Fred Thys ’80 reports for WBUR about the cost of Williams College. Fred is a knowledgeable and sympathetic alum but this story, at least, painted an incomplete picture. Perhaps later stories will flesh out the scene? In the meantime, let’s spend 10 (!) days dissecting this article! Today is Day 10.

But are the best-paid professors necessarily the best teachers?

Answer: No. Not even close.

Not Thys fault (?) but asking this question — and then failing to answer it! — pushed a variety of EphBlog buttons.

First, the College knows the answer! Why didn’t Thys ask Falk et al, and, if they declined to answer, report that fact? Williams collects a variety of information about teacher performance at the end of each semester, the famous Student Course Survey (SCS) forms (pdf):

Student opinion and peer review are both important in the evaluation of teaching. On the student side, the College mandates use of the Student Course Survey (SCS) for every course. It consists of a page of questions to which students give numerical ratings and a page inviting descriptive commentary (“blue sheets”). Some departments substitute their own list of questions for the generic blue sheets, and individual faculty members can choose to substitute for or supplement the blue sheets with their own more specific questions. Each faculty member receives the blue sheets as well as an analysis of his or her own quantitative results after their course grades have been submitted.

The College knows the exact SCS average score for every professor last year. It could easily calculate (and probably does calculate) those measures by level (lecturer, assistant, associate, full) or by pay-grade or by any other factor. What does the data tell us? (The College might not want to tell Thys that data by salary group, but it has no excuse not to release it by faculty rank, which is highly correlated with salary anyway)

Second, the College probably already knows the truth: after the first few years, there is no correlation between teaching quality (at least measured by SCS scores) and teacher experience/salary. The “best-paid professors” are not “necessarily the best teachers.” Highlights (based on conversations over the years — corrections/pointers welcome):

a) SCS scores have consistent course/major/division biases. It is much easier to score higher in, say, Division I than in Division III.

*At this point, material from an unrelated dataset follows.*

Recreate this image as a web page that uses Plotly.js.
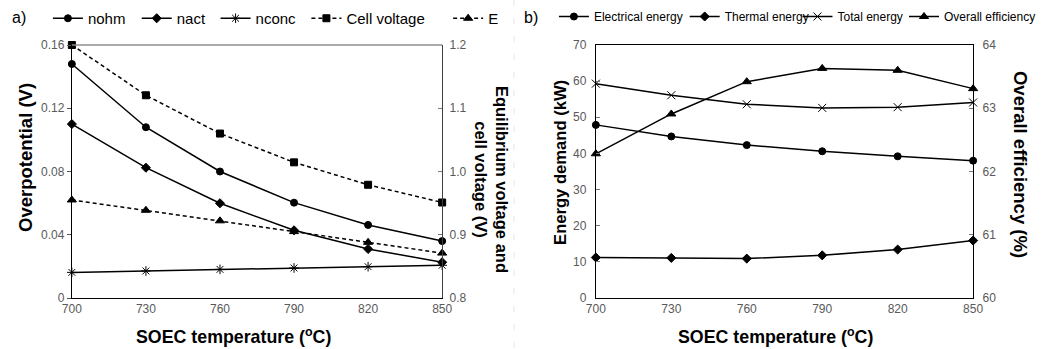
<!DOCTYPE html>
<html>
<head>
<meta charset="utf-8">
<script src="https://cdn.plot.ly/plotly-3.0.1.min.js"></script>
<style>html,body{margin:0;padding:0;background:#fff;}#chart{width:1041px;height:349px;}</style>
</head>
<body>
<div id="chart"></div>
<script>
// Shared x categories (SOEC temperature, °C)
const temperature = [700, 730, 760, 790, 820, 850];

// Panel a) overpotentials (V), left axis
const nohm = [0.148, 0.108, 0.080, 0.0603, 0.0462, 0.036];
const nact = [0.110, 0.0824, 0.0599, 0.0428, 0.031, 0.0226];
const nconc = [0.0162, 0.0171, 0.0181, 0.019, 0.0198, 0.0207];
// Panel a) voltages (V), right axis
const cellVoltage = [1.200, 1.1205, 1.060, 1.0145, 0.979, 0.951];
const equilibriumE = [0.955, 0.9387, 0.922, 0.905, 0.888, 0.871];

// Panel b) energy demand (kW), left axis
const electricalEnergy = [47.9, 44.7, 42.3, 40.6, 39.2, 38.0];
const thermalEnergy = [11.2, 11.1, 10.9, 11.8, 13.4, 15.9];
const totalEnergy = [59.3, 56.1, 53.6, 52.6, 52.8, 54.1];
// Panel b) overall efficiency (%), right axis
const overallEfficiency = [62.28, 62.91, 63.42, 63.63, 63.60, 63.31];

// Tick values
const xTicks = [700, 730, 760, 790, 820, 850];
const yOverTicks = [0, 0.04, 0.08, 0.12, 0.16];
const yVoltTicks = [0.8, 0.9, 1.0, 1.1, 1.2];
const yEnergyTicks = [0, 10, 20, 30, 40, 50, 60, 70];
const yEffTicks = [60, 61, 62, 63, 64];

const W = 1041, H = 349;
const px = v => v / W;
const py = v => 1 - v / H;

const FONT = 'Liberation Sans, Arial, sans-serif';
const line = (dash) => ({color: '#000', width: 1.5, dash: dash || 'solid'});

function tr(name, y, xa, ya, sym, size, dash, legend) {
  return {
    type: 'scatter', mode: 'lines+markers', name: name,
    x: temperature, y: y, xaxis: xa, yaxis: ya,
    line: line(dash),
    marker: {symbol: sym, size: size, color: '#000', line: {color: '#000', width: 1}},
    cliponaxis: false, legend: legend
  };
}

const DASH = '4px,3px';
const data = [
  tr('nohm', nohm, 'x', 'y', 'circle', 7, null, 'legend'),
  tr('nact', nact, 'x', 'y', 'diamond', 7, null, 'legend2'),
  tr('nconc', nconc, 'x', 'y', 'asterisk-open', 8, null, 'legend3'),
  tr('Cell voltage', cellVoltage, 'x', 'y2', 'square', 7, DASH, 'legend4'),
  tr('E', equilibriumE, 'x', 'y2', 'triangle-up', 8, DASH, 'legend5'),
  tr('Electrical energy', electricalEnergy, 'x2', 'y3', 'circle', 7, null, 'legend6'),
  tr('Thermal energy', thermalEnergy, 'x2', 'y3', 'diamond', 7, null, 'legend7'),
  tr('Total energy', totalEnergy, 'x2', 'y3', 'x-thin-open', 8, null, 'legend8'),
  tr('Overall efficiency', overallEfficiency, 'x2', 'y4', 'triangle-up', 8, null, 'legend9')
];

const tickFont = {family: FONT, size: 12, color: '#595959'};
const yDomA = [py(298), py(45)];

const xBase = {
  range: [700, 850], tickvals: xTicks, showgrid: false, zeroline: false,
  showline: true, linecolor: '#000', linewidth: 1, ticks: '', tickfont: tickFont, fixedrange: true
};

function ann(text, x, y, size, angle) {
  return {text: text, xref: 'paper', yref: 'paper', x: px(x), y: py(y), xanchor: 'center', yanchor: 'middle',
    textangle: angle || 0, showarrow: false, font: {family: FONT, size: size, color: '#000'}};
}
// one legend box per entry so each entry sits where the reference puts it (x = text start - 40)
function leg(textStart, size) {
  return {orientation: 'h', x: px(textStart - 40), xanchor: 'left', y: py(2), yanchor: 'top',
    font: {family: FONT, size: size, color: '#000'}, bgcolor: 'rgba(0,0,0,0)', itemwidth: 30, tracegroupgap: 0};
}

const layout = {
  width: W, height: H,
  margin: {l: 0, r: 0, t: 0, b: 0},
  paper_bgcolor: '#fff', plot_bgcolor: '#fff',
  font: {family: FONT, color: '#000'},
  showlegend: true,
  xaxis: Object.assign({}, xBase, {domain: [px(72), px(443)], anchor: 'y'}),
  yaxis: {domain: yDomA, anchor: 'x', range: [0, 0.16], tickvals: yOverTicks, ticktext: ['0', '0.04', '0.08', '0.12', '0.16'],
    showgrid: false, zeroline: false, showline: true, linecolor: '#000', linewidth: 1,
    ticks: 'outside', ticklen: 4, tickcolor: '#555', tickfont: tickFont},
  yaxis2: {overlaying: 'y', side: 'right', anchor: 'x', range: [0.8, 1.2], tickvals: yVoltTicks, ticktext: ['0.8', '0.9', '1.0', '1.1', '1.2'],
    showgrid: false, zeroline: false, showline: true, linecolor: '#404040', linewidth: 1,
    ticks: 'inside', ticklen: 4, tickcolor: '#777', tickfont: tickFont, ticklabelstandoff: 4},
  xaxis2: Object.assign({}, xBase, {domain: [px(597), px(975)], anchor: 'y3', mirror: true}),
  yaxis3: {domain: yDomA, anchor: 'x2', range: [0, 70], tickvals: yEnergyTicks,
    showgrid: false, zeroline: false, showline: true, linecolor: '#000', linewidth: 1,
    ticks: 'inside', ticklen: 4, tickcolor: '#777', tickfont: tickFont, ticklabelstandoff: 6},
  yaxis4: {overlaying: 'y3', side: 'right', anchor: 'x2', range: [60, 64], tickvals: yEffTicks,
    showgrid: false, zeroline: false, showline: true, linecolor: '#000', linewidth: 1,
    ticks: 'inside', ticklen: 4, tickcolor: '#777', tickfont: tickFont, ticklabelstandoff: 6},
  legend: leg(88, 15),
  legend2: leg(177, 15),
  legend3: leg(256, 15),
  legend4: leg(347, 15),
  legend5: leg(489, 15),
  legend6: leg(595, 12),
  legend7: leg(726, 12),
  legend8: leg(839, 12),
  legend9: leg(946, 12),
  shapes: [
    {type: 'line', xref: 'paper', yref: 'paper', x0: px(72), x1: px(443), y0: py(45), y1: py(45), line: {color: '#8c8c8c', width: 1.5}},
    {type: 'line', xref: 'paper', yref: 'paper', x0: px(515), x1: px(515), y0: py(0), y1: py(349), line: {color: '#e6e6e6', width: 1, dash: '6px,12px'}}
  ],
  annotations: [
    ann('a)', 19, 17, 16),
    ann('b)', 532, 17, 16),
    ann('<b>Overpotential (V)</b>', 25, 157, 18.5, -90),
    ann('<b>Equilibrium voltage and<br>cell voltage (V)</b>', 493, 179, 16.5, 90),
    ann('<b>SOEC temperature (<sup>o</sup>C)</b>', 234, 336, 17.8),
    ann('<b>SOEC temperature (<sup>o</sup>C)</b>', 777, 336, 17.8),
    ann('<b>Energy demand (kW)</b>', 561, 162, 16.6, -90),
    ann('<b>Overall efficiency (%)</b>', 1022, 164, 18.5, 90)
  ]
};

Plotly.newPlot('chart', data, layout, {displayModeBar: false, staticPlot: true});
</script>
</body>
</html>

b) There is improvement over the first few years at Williams. It takes a while to get into the swing of a Williams classroom.

c) There is no further improvement (or decline) after year 4. Your student evaluations at 32 are the same as they are at 65.

Third, some might reasonably complain that “best teachers” does not equal “highest SCS scores.” Agreed! Then why doesn’t the College collect better data? Why doesn’t it hand out prizes for the best teachers? The College could collect better data, could try to identify the professors that do a particular good job at, say, supervising a senior thesis or supporting/mentoring students from disadvantaged backgrounds.

Why doesn’t the College do these things? The major trend in faculty recruitment/appointment/retention/promotion at Williams over the last 30 years has been to decrease the weight placed on excellent teaching and increase the weight placed on research.

I don’t like this trend, but it does help to explain why, if you want to talk about excellent teaching, the SCS is all the data you are going to have to use.